10-11-2013 03:27 PM

Fiscal sustainability: Breaking BRIC piggy banks

SINCE 2009 the word “austerity” has not been too far away from the lips of finance ministers across the globe. Deficits and debt-to-GDP ratios around the world surged due to the financial crisis, and it was felt that they were fast becoming unsustainable. Once the immediate danger of the global recession passed politicians across the globe rushed to reduce their budget deficits (often using, as an excuse, the publication of a now infamous paper*written in 2010 by Carmen Reinhart and Kenneth Rogoff, suggesting that growth slows down in countries with debt-GDP-ratios of over 90%).*
Some countries had extraordinary success in tightening their fiscal balances. America, for instance, managed to cut its budget deficit from over 12% of GDP in 2010 to an estimated 4% in 2013. Others still have much more work to do. International Monetary Fund (IMF) forecasts suggest that the developed world, as a whole, will not have a balanced fiscal position until 2018, even before paying interest on government debt.
Emerging market countries and the developing world got into the act too. Between 2009 and 2011, they managed to reduce their primary budget deficits from 4.2% to 1.2% of GDP.


But as figures from the IMF’s most recent Fiscal Monitor Report*released on October 9th detail, trends in fiscal consolidation in the developed and developing worlds have diverged*since 2011. Although primary deficits in advanced economies continued shrinking from 4.7% to 2.7% of GDP between 2011 and 2013, in the developing world they have started to increase again (see chart). They have in fact doubled from 1.2% of GDP in 2011 to 2.4% in 2013, reversing, rather than mirroring, trends in the developed world. The IMF now warns that “fiscal vulnerabilities” are growing again in these countries, rather than subsiding as in the developed world.
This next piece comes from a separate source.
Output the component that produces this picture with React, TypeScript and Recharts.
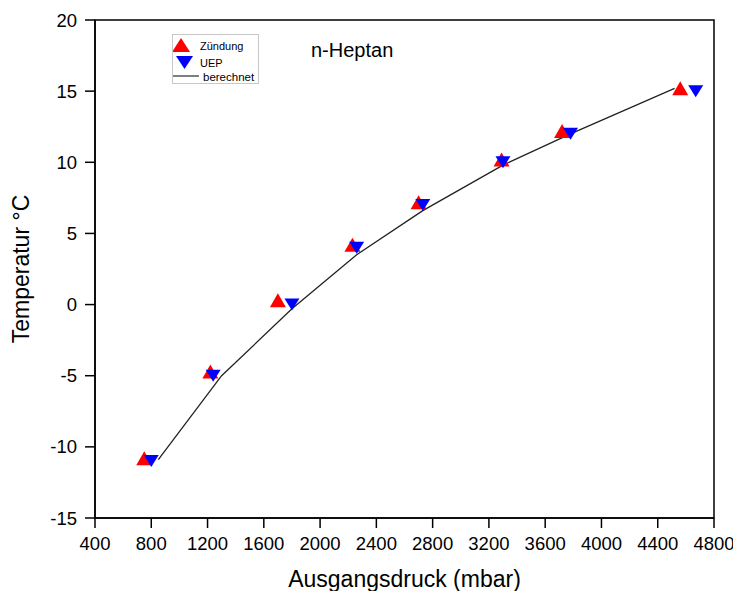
import { ComposedChart, Scatter, Line, XAxis, YAxis, ReferenceArea, Legend } from 'recharts'

// Messwerte: Ausgangsdruck (mbar) / Temperatur (°C)
const zuendungDruck = [750, 1220, 1700, 2230, 2700, 3290, 3720, 4560]
const zuendungTemp = [-10.8, -4.7, 0.3, 4.2, 7.2, 10.2, 12.2, 15.2]
const uepDruck = [800, 1240, 1800, 2260, 2730, 3300, 3780, 4670]
const uepTemp = [-11.0, -5.0, 0.0, 4.0, 7.0, 10.0, 12.0, 15.0]
const berechnetDruck = [850, 1300, 1800, 2260, 2730, 3300, 3780, 4520]
const berechnetTemp = [-10.9, -5.0, -0.3, 3.5, 6.6, 9.8, 12.0, 15.2]

const xTicks = [400, 800, 1200, 1600, 2000, 2400, 2800, 3200, 3600, 4000, 4400, 4800]
const yTicks = [-15, -10, -5, 0, 5, 10, 15, 20]

const zuendung = zuendungDruck.map((p, i) => ({ p, t: zuendungTemp[i] }))
const uep = uepDruck.map((p, i) => ({ p, t: uepTemp[i] }))
const berechnet = berechnetDruck.map((p, i) => ({ p, t: berechnetTemp[i] }))

const font = '"Liberation Sans", Arial, sans-serif'

const UpTriangle = (props: any) => {
    const { cx, cy, fill } = props
    return <polygon points={`${cx},${cy - 7} ${cx + 8},${cy + 7} ${cx - 8},${cy + 7}`} fill={fill} />
}

const DownTriangle = (props: any) => {
    const { cx, cy, fill } = props
    return <polygon points={`${cx - 7.5},${cy - 6} ${cx + 7.5},${cy - 6} ${cx},${cy + 6}`} fill={fill} />
}

const LegendBox = () => (
    <div style={{ width: 87, height: 50, border: '1px solid #c8c8c8', boxSizing: 'border-box', background: '#fff' }}>
        <svg width={85} height={48} style={{ display: 'block' }}>
            <polygon points="8,3 17,17 -1,17" fill="#ff0000" />
            <text x={27} y={15} fontSize={11} fontFamily={font} fill="#000">Zündung</text>
            <polygon points="3,21 20,21 11.5,34" fill="#0000ff" />
            <text x={27} y={32} fontSize={11} fontFamily={font} fill="#000">UEP</text>
            <line x1={0} y1={41} x2={26} y2={41} stroke="#000" strokeWidth={1} />
            <text x={30} y={46} fontSize={11.5} fontFamily={font} fill="#000">berechnet</text>
        </svg>
    </div>
)

export default function App() {
    return (
        <ComposedChart
            width={733}
            height={583}
            margin={{ top: 12, right: 27, bottom: 0, left: 0 }}
            style={{ fontFamily: font }}
        >
            <XAxis
                dataKey="p"
                type="number"
                domain={[400, 4800]}
                ticks={xTicks}
                allowDataOverflow
                height={73}
                stroke="#000"
                strokeWidth={1.5}
                tickSize={10}
                tickMargin={9}
                tick={{ fill: '#000', fontSize: 18.5 }}
                label={{ value: 'Ausgangsdruck (mbar)', position: 'insideBottom', offset: 4, fill: '#000', fontSize: 23 }}
            />
            <YAxis
                dataKey="t"
                type="number"
                domain={[-15, 20]}
                ticks={yTicks}
                allowDataOverflow
                width={87}
                stroke="#000"
                strokeWidth={1.5}
                tickSize={10}
                tickMargin={8}
                tick={{ fill: '#000', fontSize: 18.5 }}
                label={{
                    value: 'Temperatur °C',
                    angle: -90,
                    position: 'insideLeft',
                    offset: 13,
                    fill: '#000',
                    fontSize: 23,
                    style: { textAnchor: 'middle' }
                }}
            />
            <ReferenceArea x1={400} x2={4800} y1={-15} y2={20} fill="none" stroke="#000" strokeWidth={1.5} />
            <Scatter name="Zündung" data={zuendung} dataKey="t" fill="#ff0000" shape={UpTriangle} isAnimationActive={false} />
            <Scatter name="UEP" data={uep} dataKey="t" fill="#0000ff" shape={DownTriangle} isAnimationActive={false} />
            <Line
                name="berechnet"
                data={berechnet}
                dataKey="t"
                type="linear"
                stroke="#222"
                strokeWidth={1.3}
                dot={false}
                isAnimationActive={false}
            />
            <Legend
                layout="vertical"
                align="center"
                verticalAlign="middle"
                content={<LegendBox />}
                wrapperStyle={{ left: 164, top: 26, width: 87, height: 50 }}
            />
            <text x={303} y={49} fontSize={20} fontFamily={font} fill="#000">n-Heptan</text>
        </ComposedChart>
    )
}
More worryingly, structural deficits have also increased again in both emerging-market and developing world economies since 2011. Although the IMF expects these to stabilise in 2014, it sees additional reductions as unlikely.

Fiscal headroom, in particular, has decreased in emerging-market economies, including the “BRICs”. This has, more often than not, been the result of external shocks rather than the result of deliberate policy choices. Lower than expected global growth rates in 2011 and 2012 reduced demand for their imports. Falling oil prices have hurt the budget positions of Russia and other oil-exporting countries, which have become increasingly reliant on high oil prices to balance their budgets. Worries about tapering this summer caused capital flight from places like India, which further impaired growth (and nudged up interest rates) and pushed its fiscal deficit up to a forecast 8.5% for the 2013/14 fiscal year.
Even countries that have looked prosperous over the last few years now seem a bit less healthy. Most strikingly, rising production costs in Brazil and China have lowered competitiveness and growth rates over the last few years. And since 2011 their economies have become increasingly reliant on deficit spending for stability. Including quasi-fiscal measures, such as local-government financing and off-budget funds, deficits in 2013 surged to 3% of GDP in Brazil and as high as 10% in China.*
Further threats to fiscal stability in emerging markets are growing. Tapering—or even the threat of it—may deliver a shock to government bond yields and deficits. As problems in India this summer have shown, increased borrowing costs can quickly cause problems in an economy with little fiscal or monetary headroom. Although the decision of the Federal Reserve last month to delay tapering has given emerging markets time to breath, this will not last forever. Emerging-world governments might do well to use the respite to make progress towards balancing their budgets, in order to reduce dependence on cheap foreign financing. Structural reforms, to boost competitiveness and growth rates, are certainly easier to make while the sun is still shining. Otherwise, putting the inevitable off may make reform later on much more painful.